On Learning
Are French books just more attractive than other books? My mother, a French teacher, had any number of books in French on the shelf at home when I was growing up. I can still recall their tantalizing spines: Gide, Mauriac, Zola, Colette. The combination of letters suggested a peculiar, alluring music. French publishing houses produce beautiful editions, and though I couldn’t then read their contents, my eye was drawn to their sharp design. Like many Irish people, I suspect, the French language was my first introduction to ‘the Continent’ and France became a synonym for Europe. And it was through French that I encountered Europe in all its messy, multifarious splendour.
In 2003 I arrived in Rennes as an Erasmus student to study French, a bit of Breton and Celtic Civilization. I exchanged the stinging rain of the West of Ireland for the marginally more temperate rain of Brittany. It was easy to feel at home among my Celtic brethren, and I soon found an Irish pub where musicians were welcome, including maladroit ones such as myself. It’s difficult to underestimate the appetite for Irish traditional music abroad. Even the clumsiest of players can claim a certain allure in a foreign climate. Meeting people was easy in the pub after a session as all of humanity seemed to gather there: Erasmus, non-Erasmus, Breton, French.

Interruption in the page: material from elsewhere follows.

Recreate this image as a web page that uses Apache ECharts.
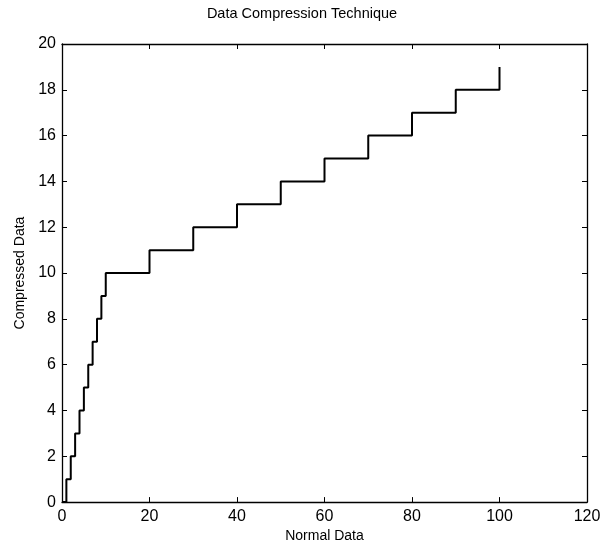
<!DOCTYPE html>
<html>
<head>
<meta charset="utf-8">
<script src="https://cdn.jsdelivr.net/npm/echarts@6/dist/echarts.min.js"></script>
<style>
  html, body { margin: 0; padding: 0; background: #fff; }
  #chart { width: 604px; height: 548px; }
</style>
</head>
<body>
<div id="chart"></div>
<script>
const normalData = [0, 1, 2, 3, 4, 5, 6, 7, 8, 9, 10, 20, 30, 40, 50, 60, 70, 80, 90, 100]
const compressedData = [0, 1, 2, 3, 4, 5, 6, 7, 8, 9, 10, 11, 12, 13, 14, 15, 16, 17, 18, 19]
const xTicks = [0, 120, 20]
const yTicks = [0, 20, 2]

const font = 'Liberation Sans, Arial, sans-serif'

function boxAxis(range, position, showLabel, name) {
  return {
    type: 'value',
    position: position,
    min: range[0],
    max: range[1],
    interval: range[2],
    name: name || '',
    nameLocation: 'middle',
    nameTextStyle: { color: '#000', fontFamily: font, fontSize: 14 },
    axisLine: { show: true, onZero: false, lineStyle: { color: '#000', width: 1.3 } },
    axisTick: { show: true, inside: true, length: 5, lineStyle: { color: '#000' } },
    axisLabel: { show: showLabel, color: '#000', fontFamily: font, fontSize: 16, margin: 6 },
    splitLine: { show: false }
  }
}

function getOptions() {
  const points = normalData.map((x, i) => [x, compressedData[i]])
  const xBottom = boxAxis(xTicks, 'bottom', true, 'Normal Data')
  xBottom.nameGap = 26
  const yLeft = boxAxis(yTicks, 'left', true, 'Compressed Data')
  yLeft.nameGap = 35
  return {
    backgroundColor: '#fff',
    animation: false,
    title: {
      text: 'Data Compression Technique',
      left: 'center',
      top: 1,
      textStyle: { color: '#000', fontFamily: font, fontSize: 14.5, fontWeight: 'normal' }
    },
    grid: { left: 62, right: 17, top: 44, bottom: 37 },
    xAxis: [xBottom, boxAxis(xTicks, 'top', false)],
    yAxis: [yLeft, boxAxis(yTicks, 'right', false)],
    series: [{
      type: 'line',
      step: 'end',
      showSymbol: false,
      lineStyle: { color: '#000', width: 2 },
      data: points
    }]
  }
}

const chart = echarts.init(document.getElementById('chart'))
chart.setOption(getOptions())
</script>
</body>
</html>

Those who self-identified as Breton, rather than French, were usually quick to make that distinction known, though it didn’t necessarily signify that they spoke Breton. This made me sceptical: if they felt that strongly about it, why not learn the language? As an Irish-speaker, I suppose I’m sensitized to the plight of other minority languages. It was easy to find parallels. The historical suppression of a native language in the school system was a familiar narrative to me, though it doesn’t entirely explain away how a people ‘lose’ their language. Migration made another language more desirable, more necessary. This other language was a gleaming highway to progress, opportunities, wealth, while the native language seemed like a cul de sac, an old mule hampered with poverty and backwardness. It’s a binary that’s played out the world over within the hierarchy of languages.
Unsurprisingly, language was the main subject of conversion that year. How long was I learning French? Why was I learning Breton? Is Irish very different to English? How many people speak Irish? At parties with French people, they would speak to me misty-eyed about the few words of patois they remember from their grandmother back in Alsace or Normandy. I was wary of their nostalgia. Even the word patois can have a pejorative sense in the French context, suggesting the disdain with which regional languages are regarded. France’s regional languages have long been suppressed, with the intention of eradicating them in favour of the ‘unifying’ power of standardized French.
It was standardized French that brought all of us outlanders to Rennes in the first place. Erasmus students were obliged to attend French classes for foreigners, Français Langue Étrangère. We would gather there twice a week, a confederacy of learners, each with our own foibles and inflections from our respective mother tongue. We had all come to the French language for a variety of reasons, not always for its ‘prestige’ within European affairs. But, in a very practical sense, the European Union was the reason for our being in France that year through its Erasmus initiative. The Erasmus exchange programme promotes the process of integration that is at the heart of the Europe project. The shared experience of a year abroad does much to promote openness and understanding between cultures, ideals that are crucial for recognizing the humanity in all of us.
Encounters with other Erasmus students revealed the complexity of their own linguistic backgrounds, often at odds with a ‘national’ language. Through conversations with Galicians, Sardinians, Basques and Catalans, I came to see ways of being outside the dominant culture, ways that didn’t necessarily mean being inferior or downtrodden or disenfranchised. I began to understand that it was ok to feel out of synch with the main language in your country. In Europe there are other communities who, while not sharing my language, do share similar cultural values, even a worldview. That insight amplified the creative potential I saw for my own language.
As an Irish-speaker, I found a year living among Europeans of various nationalities to be a pleasant hiatus from the Anglosphere. No-one ever asked me what my name was ‘in English’, an all-too common occurrence in Ireland, and a personal bête noir. That year in Rennes, I finally read Translations by Brian Friel. I devoured Pharaoh’s Daughter by Nuala Ní Dhomhnaill. I also read works by Irish-language writers you’ve probably never heard of because they aren’t translated to this – English – language. The year abroad provided the geographical distance to test my own relationship with the Irish language as a literary medium. At night in my neuf mètres carrés I began my writing apprenticeship in earnest which initiated a process of integration within myself, shifting how I perceive notions of centre and periphery.
As for those French literary heavyweights on my mother’s shelf, I still hold them in reverence. But they no longer epitomize Europe. As a union, Europe is imperfect, no doubt, but there is a willingness to improve, to accommodate, to integrate without necessarily homogenizing. France’s reluctance to ratify the European Charter for Regional or Minority Languages seems, to me, to be an untenable position. Breton, along with Basque and Occitan and other languages, remain unrecognised within France and thereby do not benefit from the support of state institutions. This is antithetical to how I perceive Europe, a Europe that has made room at the table for my own language.